▶ **TASK DIRECTIONS**: Identify each line in the records below that contains the word "with", and copy it.

▶ **DATA FOR THIS EXERCISE**:

════════════════

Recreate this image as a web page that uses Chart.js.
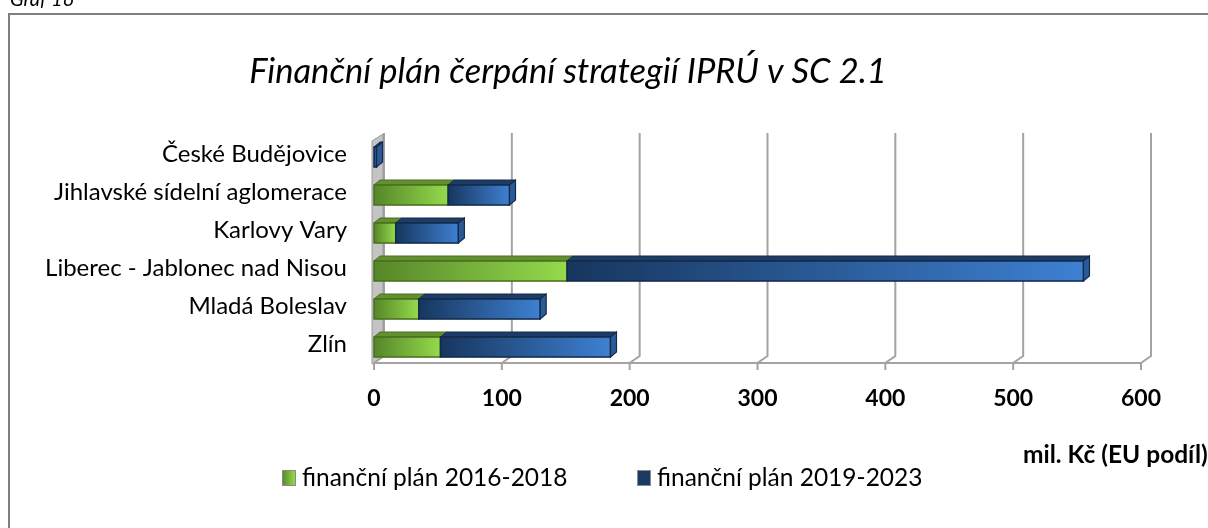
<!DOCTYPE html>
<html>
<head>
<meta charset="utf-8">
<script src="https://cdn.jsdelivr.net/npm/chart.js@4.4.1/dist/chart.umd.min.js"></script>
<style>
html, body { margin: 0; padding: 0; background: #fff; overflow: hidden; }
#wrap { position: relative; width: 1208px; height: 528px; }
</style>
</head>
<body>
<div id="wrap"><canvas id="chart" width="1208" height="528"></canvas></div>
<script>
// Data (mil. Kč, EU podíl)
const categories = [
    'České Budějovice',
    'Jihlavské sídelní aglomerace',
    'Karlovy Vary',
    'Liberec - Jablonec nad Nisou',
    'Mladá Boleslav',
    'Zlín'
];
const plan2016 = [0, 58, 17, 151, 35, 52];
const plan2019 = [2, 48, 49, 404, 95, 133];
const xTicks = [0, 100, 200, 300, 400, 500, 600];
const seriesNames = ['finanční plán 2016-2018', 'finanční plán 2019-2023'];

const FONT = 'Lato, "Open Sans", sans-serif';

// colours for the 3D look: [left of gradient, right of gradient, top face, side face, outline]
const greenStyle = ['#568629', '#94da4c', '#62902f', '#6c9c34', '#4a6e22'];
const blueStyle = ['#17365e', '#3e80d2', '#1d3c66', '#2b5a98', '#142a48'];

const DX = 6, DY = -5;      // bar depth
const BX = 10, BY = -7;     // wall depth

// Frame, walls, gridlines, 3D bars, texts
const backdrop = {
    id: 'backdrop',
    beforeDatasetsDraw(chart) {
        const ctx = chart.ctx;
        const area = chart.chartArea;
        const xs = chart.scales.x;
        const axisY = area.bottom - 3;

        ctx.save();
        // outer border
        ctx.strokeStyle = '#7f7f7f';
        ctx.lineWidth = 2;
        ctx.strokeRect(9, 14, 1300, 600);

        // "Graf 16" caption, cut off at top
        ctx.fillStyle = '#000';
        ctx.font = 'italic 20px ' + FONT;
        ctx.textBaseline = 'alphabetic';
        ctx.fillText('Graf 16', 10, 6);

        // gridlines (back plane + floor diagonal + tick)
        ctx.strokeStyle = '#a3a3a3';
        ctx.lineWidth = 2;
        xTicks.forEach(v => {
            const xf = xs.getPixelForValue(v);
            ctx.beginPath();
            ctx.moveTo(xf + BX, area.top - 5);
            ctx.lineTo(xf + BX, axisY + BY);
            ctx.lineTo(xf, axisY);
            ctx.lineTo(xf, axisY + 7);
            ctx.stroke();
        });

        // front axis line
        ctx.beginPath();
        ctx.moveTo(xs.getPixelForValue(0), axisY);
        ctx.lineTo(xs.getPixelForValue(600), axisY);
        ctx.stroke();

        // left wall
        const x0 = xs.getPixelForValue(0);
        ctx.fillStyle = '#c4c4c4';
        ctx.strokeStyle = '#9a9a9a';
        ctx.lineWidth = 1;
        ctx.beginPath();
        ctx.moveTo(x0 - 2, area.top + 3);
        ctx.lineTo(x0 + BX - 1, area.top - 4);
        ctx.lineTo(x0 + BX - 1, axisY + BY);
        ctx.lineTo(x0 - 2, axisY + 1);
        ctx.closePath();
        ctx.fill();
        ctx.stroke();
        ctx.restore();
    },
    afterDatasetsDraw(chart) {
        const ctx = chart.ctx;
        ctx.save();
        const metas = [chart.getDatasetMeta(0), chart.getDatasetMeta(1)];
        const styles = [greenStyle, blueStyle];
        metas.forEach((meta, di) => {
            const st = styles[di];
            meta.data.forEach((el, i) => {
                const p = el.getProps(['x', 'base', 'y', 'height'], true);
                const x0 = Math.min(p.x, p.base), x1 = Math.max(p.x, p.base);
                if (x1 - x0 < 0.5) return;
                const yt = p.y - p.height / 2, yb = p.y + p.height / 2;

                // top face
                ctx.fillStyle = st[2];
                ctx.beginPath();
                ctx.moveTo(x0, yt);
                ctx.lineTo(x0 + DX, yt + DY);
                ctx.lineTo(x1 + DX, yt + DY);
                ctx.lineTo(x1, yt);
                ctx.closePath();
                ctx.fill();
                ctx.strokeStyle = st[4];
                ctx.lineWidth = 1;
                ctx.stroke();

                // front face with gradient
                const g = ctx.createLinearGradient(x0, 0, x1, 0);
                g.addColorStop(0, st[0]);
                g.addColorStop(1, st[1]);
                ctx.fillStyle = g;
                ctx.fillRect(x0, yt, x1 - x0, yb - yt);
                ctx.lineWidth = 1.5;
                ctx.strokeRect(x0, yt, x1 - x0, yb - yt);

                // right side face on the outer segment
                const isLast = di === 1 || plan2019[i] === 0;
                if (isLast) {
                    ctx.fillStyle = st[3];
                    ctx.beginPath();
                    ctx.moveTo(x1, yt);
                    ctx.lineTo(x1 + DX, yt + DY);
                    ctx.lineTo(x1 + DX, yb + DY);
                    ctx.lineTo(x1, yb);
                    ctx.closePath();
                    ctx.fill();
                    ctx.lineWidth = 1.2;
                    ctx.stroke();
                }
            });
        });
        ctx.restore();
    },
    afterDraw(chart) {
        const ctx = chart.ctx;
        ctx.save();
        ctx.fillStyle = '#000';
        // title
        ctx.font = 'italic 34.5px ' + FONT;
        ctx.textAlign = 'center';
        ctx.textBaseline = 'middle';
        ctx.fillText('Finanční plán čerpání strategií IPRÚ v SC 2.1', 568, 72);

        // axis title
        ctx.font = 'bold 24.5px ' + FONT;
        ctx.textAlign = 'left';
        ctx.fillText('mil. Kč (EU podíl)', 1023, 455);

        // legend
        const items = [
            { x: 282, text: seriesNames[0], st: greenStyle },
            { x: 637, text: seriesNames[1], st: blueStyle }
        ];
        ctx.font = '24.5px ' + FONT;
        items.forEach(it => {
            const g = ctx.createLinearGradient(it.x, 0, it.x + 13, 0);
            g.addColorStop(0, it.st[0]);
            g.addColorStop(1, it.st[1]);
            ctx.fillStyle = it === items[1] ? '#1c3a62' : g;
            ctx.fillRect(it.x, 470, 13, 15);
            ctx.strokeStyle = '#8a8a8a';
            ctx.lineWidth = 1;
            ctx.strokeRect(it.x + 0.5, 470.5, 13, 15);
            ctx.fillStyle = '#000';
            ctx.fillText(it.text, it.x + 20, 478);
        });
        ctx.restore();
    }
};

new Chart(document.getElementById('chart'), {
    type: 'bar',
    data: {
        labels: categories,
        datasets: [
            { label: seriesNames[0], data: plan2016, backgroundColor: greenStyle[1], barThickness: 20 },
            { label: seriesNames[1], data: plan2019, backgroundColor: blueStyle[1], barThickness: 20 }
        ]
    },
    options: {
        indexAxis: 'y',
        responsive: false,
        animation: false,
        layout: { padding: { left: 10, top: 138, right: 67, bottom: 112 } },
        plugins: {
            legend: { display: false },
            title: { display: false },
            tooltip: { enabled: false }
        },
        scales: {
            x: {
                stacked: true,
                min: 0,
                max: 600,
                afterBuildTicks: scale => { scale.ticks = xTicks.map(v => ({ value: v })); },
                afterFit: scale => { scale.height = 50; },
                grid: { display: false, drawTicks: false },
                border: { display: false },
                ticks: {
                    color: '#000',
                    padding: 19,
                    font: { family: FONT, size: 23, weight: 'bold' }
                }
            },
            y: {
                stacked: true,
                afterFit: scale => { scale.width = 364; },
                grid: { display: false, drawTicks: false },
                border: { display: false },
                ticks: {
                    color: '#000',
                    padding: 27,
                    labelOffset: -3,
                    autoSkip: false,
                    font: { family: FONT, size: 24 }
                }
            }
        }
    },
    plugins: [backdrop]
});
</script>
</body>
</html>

════════════════

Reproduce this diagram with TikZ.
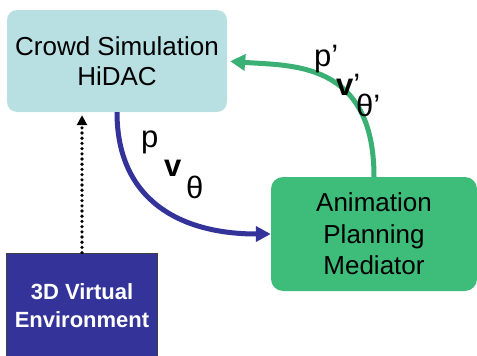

════════════════

▶ **RESULT BELOW**:
                // front face with gradient
Reproduce this diagram with TikZ.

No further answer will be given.